By Michael Gray
The Film Society of the Lincoln Center continues its role as New York’s premier showcase for Irish film with a festival entitled “Coming Times: The New Irish Cinema.” Starting this week, on May 28, and running until June 10, the Society presents more than a dozen feature films and a selection of shorts at the Walter Reade Theatre.
Five years ago, the Society screened the most comprehensive survey of Irish cinema ever seen in this country, from the pioneering works of the silent era up to the international successes of the 1990s. The current festival takes up where the last one left off, with a broad selection of recent features, plus a few favorites from the 1980s by director Neil Jordan. The festival pays special tribute to Jordan, presenting half a dozen of his best films, and the Academy Award-winning director will attend a screening on June 7 of his darkly comic masterpiece “The Butcher Boy.” He will also appear at a panel discussion on June 6 with Sheila Pratschke of the Irish Film Institute, Festival Curator Kathleen Murphy, and Paul Power, editor of Independent Film and Video Monthly.

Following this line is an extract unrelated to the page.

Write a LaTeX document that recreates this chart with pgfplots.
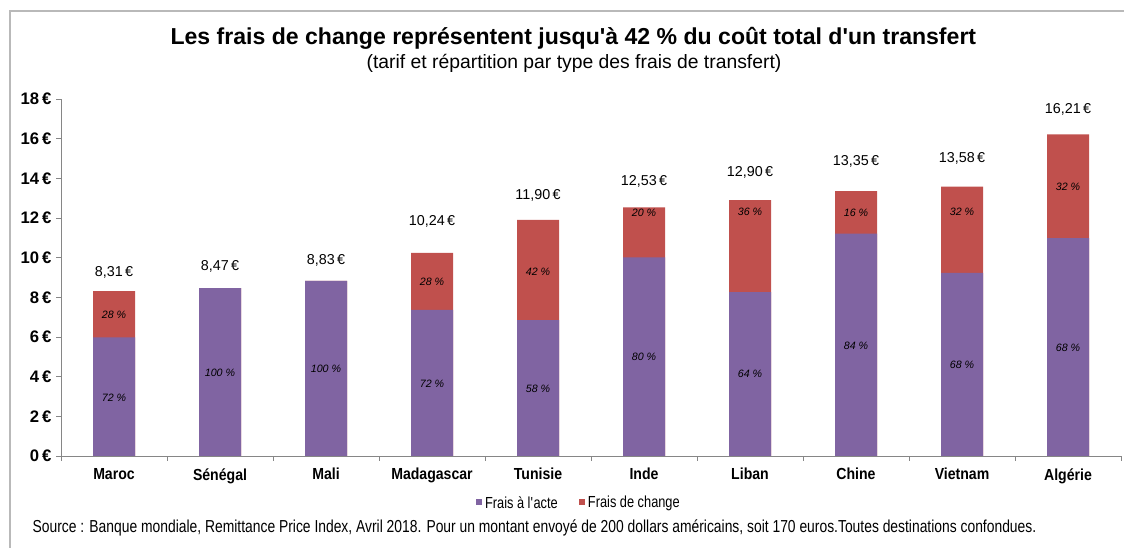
\documentclass[border=0pt]{standalone}
\usepackage{fontspec}
\setmainfont{Liberation Sans}
\newfontfamily\narrow{Liberation Sans}[FakeStretch=0.88]
\newfontfamily\condensed{Liberation Sans}[FakeStretch=0.8]
\usepackage{pgfplots}
\usepackage{pgfplotstable}
\pgfplotsset{compat=1.18}
\definecolor{acte}{HTML}{8064A2}
\definecolor{change}{HTML}{C0504D}
\definecolor{axgray}{HTML}{868686}

% x: categorie, total: cout total, acte: frais a l'acte, pa: part acte,
% ly: position du libelle %, ty: position du libelle total
\pgfplotstableread{
x total acte pa ly ty
0 8.31 5.98 72 2.94 9.28
1 8.47 8.47 100 4.19 9.58
2 8.83 8.83 100 4.39 9.88
3 10.24 7.37 72 3.63 11.82
4 11.90 6.85 58 3.38 13.13
5 12.53 10.02 80 4.99 13.82
6 12.90 8.26 64 4.13 14.29
7 13.35 11.21 84 5.56 14.84
8 13.58 9.23 68 4.59 14.98
9 16.21 10.98 68 5.46 17.45
}\couts

% part des frais de change (pays concernes)
\pgfplotstableread{
x pc ly
0 28 7.11
3 28 8.79
4 42 9.29
5 20 12.25
6 36 12.30
7 16 12.25
8 32 12.30
9 32 13.57
}\change

\newcommand{\q}{\textquotesingle}

\begin{document}
\begin{tikzpicture}
\useasboundingbox (0,0) rectangle (843pt,411pt);
\draw[gray!55, line width=0.8pt] (7.5pt,0) -- (7.5pt,402.75pt) -- (843pt,402.75pt);

\node[font=\bfseries\fontsize{17.3}{19}\selectfont] at (430pt,382.5pt)
  {Les frais de change représentent jusqu\q à 42~\% du coût total d\q un transfert};
\node[font=\fontsize{14.5}{16}\selectfont] at (430.5pt,363.5pt)
  {(tarif et répartition par type des frais de transfert)};
\node[font=\condensed\fontsize{13}{15}\selectfont, anchor=west] at (21pt,15pt)
  {Source~: Banque mondiale, Remittance Price Index, Avril 2018. Pour un montant envoyé de 200 dollars américains, soit 170 euros.Toutes destinations confondues.};

\begin{axis}[
    at={(45.75pt,69pt)}, anchor=south west,
    scale only axis,
    width=795pt, height=267.75pt,
    xmin=-0.5, xmax=9.5,
    ymin=0, ymax=18,
    axis x line*=bottom, axis y line*=left,
    axis line style={axgray, line width=0.6pt},
    tick align=outside,
    major tick length=3.75pt, minor tick length=3.75pt,
    xtick={0,...,9},
    xticklabels={Maroc,Sénégal,Mali,Madagascar,Tunisie,Inde,Liban,Chine,Vietnam,Algérie},
    xticklabel style={font=\narrow\bfseries\fontsize{12}{13}\selectfont, yshift=-2pt},
    major x tick style={draw=none},
    minor xtick={-0.5,0.5,...,9.5},
    minor x tick style={axgray, line width=0.6pt},
    ytick={0,2,...,18},
    ytick style={axgray, line width=0.6pt},
    /pgf/number format/assume math mode=true,
    yticklabel={\textbf{\pgfmathprintnumber{\tick}\,€}},
    yticklabel style={font=\fontsize{12.5}{13}\selectfont},
    bar width=31.5pt,
    legend style={at={(0.489,-0.132)}, anchor=center, draw=none,
      font=\condensed\fontsize{12}{13}\selectfont, legend columns=2,
      /tikz/every even column/.append style={column sep=14pt}},
    legend image code/.code={\path[#1] (0pt,-1.4pt) rectangle (4.6pt,3.2pt);},
]
\addlegendimage{fill=acte, draw=none}
\addlegendentry{Frais à l\q acte}
\addlegendimage{fill=change, draw=none}
\addlegendentry{Frais de change}

% total (fond rouge), puis frais a l'acte par-dessus
\addplot[ybar, bar shift=0pt, fill=change, draw=none, forget plot]
  table[x=x, y=total] {\couts};
\addplot[ybar, bar shift=0pt, fill=acte, draw=none, forget plot]
  table[x=x, y=acte] {\couts};

% libelles
\addplot[only marks, mark=none, forget plot,
  point meta=\thisrow{total},
  nodes near coords={\pgfmathprintnumber[fixed, fixed zerofill, precision=2, use comma]{\pgfplotspointmeta}\,€},
  every node near coord/.append style={anchor=center, inner sep=0pt,
    font=\fontsize{10.75}{12}\selectfont}]
  table[x=x, y=ty] {\couts};
\addplot[only marks, mark=none, forget plot,
  point meta=\thisrow{pa},
  nodes near coords={\pgfmathprintnumber[fixed, precision=0]{\pgfplotspointmeta}~\%},
  every node near coord/.append style={anchor=center, inner sep=0pt,
    font=\itshape\fontsize{8}{9}\selectfont, text=black}]
  table[x=x, y=ly] {\couts};
\addplot[only marks, mark=none, forget plot,
  point meta=\thisrow{pc},
  nodes near coords={\pgfmathprintnumber[fixed, precision=0]{\pgfplotspointmeta}~\%},
  every node near coord/.append style={anchor=center, inner sep=0pt,
    font=\itshape\fontsize{8}{9}\selectfont, text=black}]
  table[x=x, y=ly] {\change};
\end{axis}
\end{tikzpicture}
\end{document}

The Jordan tribute will include “The Miracle,” “The Company of Wolves,” the epic drama “Michael Collins,” and his studies of love and violence in Northern Ireland, “Angel,” and “The Crying Game.”
The North of Ireland has provided some of the best talent and the most potent subject matter in the Irish cinema of recent years, and the province is well represented in the upcoming festival. Featured works include “Nothing Personal,” directed by one of Ireland’s top visual stylists, Thaddeus O’Sullivan. This hard-edged, bloody urban drama deals with the culture of violence and the power that gunmen hold over their community, shown from the seldom-seen viewpoint of the loyalist paramilitaries.
On a lighter note, “The Uncle Jack,” by maverick Northern Ireland director John T. Davis, presents a loving tribute to his uncle, a dreamer and an inventive modelmaker who devised palatial movie theaters and model airplanes in the post-war years.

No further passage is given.